Shirley Povich

From BR Bullpen

Shirley Lewis Povich

Biographical Information[edit]

Shirley Povich became a sports columnist and reporter for the Washington Post in 1923. Having grown up in coastal Bar Harbor, Maine, far from a major league team, the first game he ever saw was a game for which he wrote the game story. In 1975, he was recipient of the Baseball Writers Association of America's J.G. Taylor Spink Award.

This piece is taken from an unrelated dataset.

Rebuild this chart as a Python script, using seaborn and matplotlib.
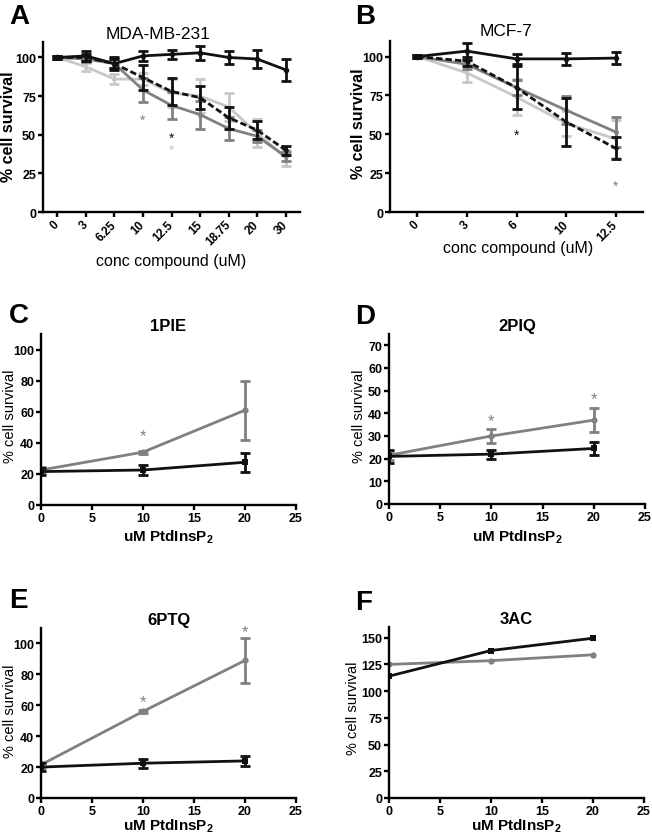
import numpy as np
import pandas as pd
import seaborn as sns
import matplotlib.pyplot as plt
from matplotlib.transforms import offset_copy

# ---- panel A : MDA-MB-231 ----
conc_a = ["0", "3", "6.25", "10", "12.5", "15", "18.75", "20", "30"]
a_black = [100, 101, 96, 101, 102, 103, 100, 99, 92]
a_black_err = [1, 3, 4, 3.5, 3, 4.5, 4, 6, 7]
a_dash = [100, 100, 96, 87, 78, 74, 61, 53, 40]
a_dash_err = [1, 2, 3, 8, 8.5, 7.5, 7, 6, 3]
a_gray = [100, 99, 96, 79, 69, 63, 54, 49, 36]
a_gray_err = [1, 2, 3, 8, 8.5, 9, 7.5, 4, 3]
a_light = [100, 94, 86, 86, 77, 75, 68, 51, 35]
a_light_err = [1, 2.5, 3, 4, 9, 11, 9, 9, 5]
a_star_x = ["10", "12.5", "12.5"]
a_star_y = [62, 50, 42.5]

# ---- panel B : MCF-7 ----
conc_b = ["0", "3", "6", "10", "12.5"]
b_black = [100, 103.5, 98.5, 98.5, 99]
b_black_err = [1, 5.5, 3, 4, 4]
b_dash = [100, 97, 80, 58, 41]
b_dash_err = [1, 3, 14, 15.5, 7]
b_gray = [100, 95, 80, 65.5, 51.5]
b_gray_err = [1, 3, 5, 9, 9.5]
b_light = [100, 89.5, 74, 57, 47]
b_light_err = [1, 6, 11.5, 8, 12]
b_star_x = ["6", "12.5"]
b_star_y = [52, 19]

# ---- panels C-F : PtdInsP2 rescue ----
dose = [0, 10, 20]
c_gray = [22.5, 34, 61]
c_gray_err = [2, 1, 19]
c_black = [21.5, 22.5, 27.5]
c_black_err = [2.5, 3.5, 6]
c_star_x = [10]
c_star_y = [47]

d_gray = [21.5, 30, 37]
d_gray_err = [2, 3.3, 5.4]
d_black = [21, 22, 24.5]
d_black_err = [3, 2, 3]
d_star_x = [10, 20]
d_star_y = [38.4, 48]

e_gray = [21.5, 56, 89]
e_gray_err = [2, 1, 14.5]
e_black = [20, 22.5, 24]
e_black_err = [2.5, 3, 3]
e_star_x = [10, 20]
e_star_y = [64.5, 110]

f_gray = [125, 128.5, 134]
f_black = [114, 138, 149.5]

BLACK = "#111111"
GRAY = "#808080"
LIGHT = "#c8c8c8"

sns.set_style("ticks")
plt.rcParams["font.family"] = ["Liberation Sans", "DejaVu Sans"]
plt.rcParams["mathtext.fontset"] = "custom"
plt.rcParams["mathtext.rm"] = "Liberation Sans"
plt.rcParams["mathtext.bf"] = "Liberation Sans:bold"
plt.rcParams["axes.linewidth"] = 1.7
for key in ["text.color", "axes.labelcolor", "xtick.color", "ytick.color", "axes.edgecolor"]:
    plt.rcParams[key] = "black"

fig = plt.figure(figsize=(6.52, 8.37), dpi=100)
W, H = 652, 837


def box(l, t, r, b):
    return [l / W, 1 - b / H, (r - l) / W, (b - t) / H]


axA = fig.add_axes(box(43, 43, 300, 213))
axB = fig.add_axes(box(390, 42, 643, 213))
axC = fig.add_axes(box(41, 335, 296, 506))
axD = fig.add_axes(box(389, 335, 645, 505))
axE = fig.add_axes(box(41, 629, 296, 799))
axF = fig.add_axes(box(389, 628, 644, 799))


def draw(ax, x, y, err, color, ls="-", marker="o", ms=4):
    d = pd.DataFrame({"x": x, "y": y})
    if err is not None:
        ax.errorbar(x, y, yerr=err, fmt="none", ecolor=color, elinewidth=2,
                    capsize=3.5, capthick=2, zorder=2)
    sns.lineplot(data=d, x="x", y="y", ax=ax, color=color, linestyle=ls,
                 marker=marker, markersize=ms, markeredgewidth=0, lw=2,
                 errorbar=None, sort=False, zorder=2)


def stars(ax, xs, ys, colors, size):
    tr = offset_copy(ax.transData, fig=fig, y=-2.5, units="points")
    for x, y, c in zip(xs, ys, colors):
        ax.text(x, y, "*", color=c, fontsize=size, ha="center", va="center",
                transform=tr, clip_on=False)


dashed = (0, (2.3, 1.1))

# A
pos_a = np.arange(len(conc_a))
draw(axA, pos_a, a_light, a_light_err, LIGHT, marker="s", ms=3)
draw(axA, pos_a, a_gray, a_gray_err, GRAY, marker="o", ms=3.5)
draw(axA, pos_a, a_dash, a_dash_err, BLACK, ls=dashed, marker="D", ms=3)
draw(axA, pos_a, a_black, a_black_err, BLACK, marker="o", ms=4)
stars(axA, [conc_a.index(s) for s in a_star_x], a_star_y, [GRAY, BLACK, LIGHT], 10)
axA.set_xlim(-0.5, len(conc_a) - 0.5)
axA.set_ylim(0, 110)
axA.set_yticks([0, 25, 50, 75, 100])
axA.set_xticks(pos_a, conc_a, rotation=45, ha="right", va="center",
               rotation_mode="anchor", fontweight="bold", fontsize=8.5)

# B
pos_b = np.arange(len(conc_b))
draw(axB, pos_b, b_light, b_light_err, LIGHT, marker="s", ms=3)
draw(axB, pos_b, b_gray, b_gray_err, GRAY, marker="o", ms=3.5)
draw(axB, pos_b, b_dash, b_dash_err, BLACK, ls=dashed, marker="D", ms=3)
draw(axB, pos_b, b_black, b_black_err, BLACK, marker="o", ms=4)
stars(axB, [conc_b.index(s) for s in b_star_x], b_star_y, [BLACK, GRAY], 10)
axB.set_xlim(-0.55, len(conc_b) - 0.45)
axB.set_ylim(0, 110)
axB.set_yticks([0, 25, 50, 75, 100])
axB.set_xticks(pos_b, conc_b, rotation=45, ha="right", va="center",
               rotation_mode="anchor", fontweight="bold", fontsize=8.5)

for ax, title, tx, pad in [(axA, "MDA-MB-231", 0.447, 3), (axB, "MCF-7", 0.458, 4.3)]:
    ax.set_title(title, fontsize=12.5, x=tx, pad=pad)
    ax.set_ylabel("% cell survival", fontsize=11.5, fontweight="bold")
    ax.set_xlabel("conc compound (uM)", fontsize=11.5)
axA.yaxis.set_label_coords(-0.105, 0.51)
axB.yaxis.set_label_coords(-0.095, 0.52)
axA.xaxis.set_label_coords(0.5, -0.24)
axB.xaxis.set_label_coords(0.506, -0.165)

# C - F
panels = [
    (axC, "1PIE", c_gray, c_gray_err, c_black, c_black_err, c_star_x, c_star_y,
     (0, 110), [0, 20, 40, 60, 80, 100]),
    (axD, "2PIQ", d_gray, d_gray_err, d_black, d_black_err, d_star_x, d_star_y,
     (0, 75), [0, 10, 20, 30, 40, 50, 60, 70]),
    (axE, "6PTQ", e_gray, e_gray_err, e_black, e_black_err, e_star_x, e_star_y,
     (0, 110), [0, 20, 40, 60, 80, 100]),
    (axF, "3AC", f_gray, None, f_black, None, [], [],
     (0, 160), [0, 25, 50, 75, 100, 125, 150]),
]
for ax, title, g, ge, k, ke, sx, sy, ylim, yt in panels:
    draw(ax, dose, g, ge, GRAY, marker="o", ms=4.5)
    draw(ax, dose, k, ke, BLACK, marker="s", ms=5)
    stars(ax, sx, sy, [GRAY] * len(sx), 12)
    ax.set_xlim(0, 25)
    ax.set_ylim(*ylim)
    ax.set_xticks([0, 5, 10, 15, 20, 25])
    ax.set_yticks(yt)
    ax.set_title(title, fontsize=12, fontweight="bold", pad=3)
    ax.set_ylabel("% cell survival", fontsize=10.5)
    ax.set_xlabel(r"uM PtdInsP$_\mathbf{2}$", fontsize=11, fontweight="bold")

axC.yaxis.set_label_coords(-0.094, 0.523)
axD.yaxis.set_label_coords(-0.088, 0.52)
axE.yaxis.set_label_coords(-0.094, 0.515)
axF.yaxis.set_label_coords(-0.112, 0.53)
axC.xaxis.set_label_coords(0.5, -0.13)
axD.xaxis.set_label_coords(0.5, -0.135)
axE.xaxis.set_label_coords(0.5, -0.105)
axF.xaxis.set_label_coords(0.5, -0.105)

for ax in [axA, axB, axC, axD, axE, axF]:
    sns.despine(ax=ax)
    ax.tick_params(width=1.7, length=3.5, pad=1.5, labelsize=9)
    plt.setp(ax.get_yticklabels(), fontweight="bold")
    if ax not in (axA, axB):
        plt.setp(ax.get_xticklabels(), fontweight="bold")
axA.tick_params(axis="x", pad=4, labelsize=8.5)
axB.tick_params(axis="x", pad=4, labelsize=8.5)

for letter, x, y in [("A", 9, 24), ("B", 355, 24), ("C", 9, 323),
                     ("D", 355, 324), ("E", 9, 608), ("F", 355, 610)]:
    fig.text(x / W, 1 - y / H, letter, fontsize=20, fontweight="bold",
             ha="left", va="baseline")

fig.savefig("out.png", dpi=100)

Povich joined the Post as a reporter during his second year as a Georgetown University law student, and in 1925 was named Editor of Sports. In 1933, he became a sports columnist, a responsibility that continued until his death, with only one interruption. In 1945, Povich took on the assignment of Washington Post war correspondent in the Pacific Theater. Following World War II, he returned to his sports desk. He was the sports editor for the Post for forty-one years.

He celebrated his retirement in 1973, but contributed to more than 500 pieces after that and also continued to cover the World Series for the Post. He would write about both the modern game and memories of years past. At the time of his death, he was one of few working writers who had covered Babe Ruth. In fact, his final column appeared in the Post the day after his death at age 92.

Povich is the author of The Washington Senators (G.P. Putnam Sons, 1948) and All These Mornings (Prentice-Hall, 1969).

Among his prestigious honors: the National Headliners 1964 Grantland Rice Award for sports writing, the Red Smith Award in 1983, and election to the National Sportswriters Hall of Fame in 1984. He was President of the BWAA in 1955.

Povich's first name accounted for his listing in Who's Who of American Women in 1962! He is the father of American television personality Maury Povich. Shirley Povich Field, in Bethesda, MD, home of the Bethesda Big Train, is named in his honor.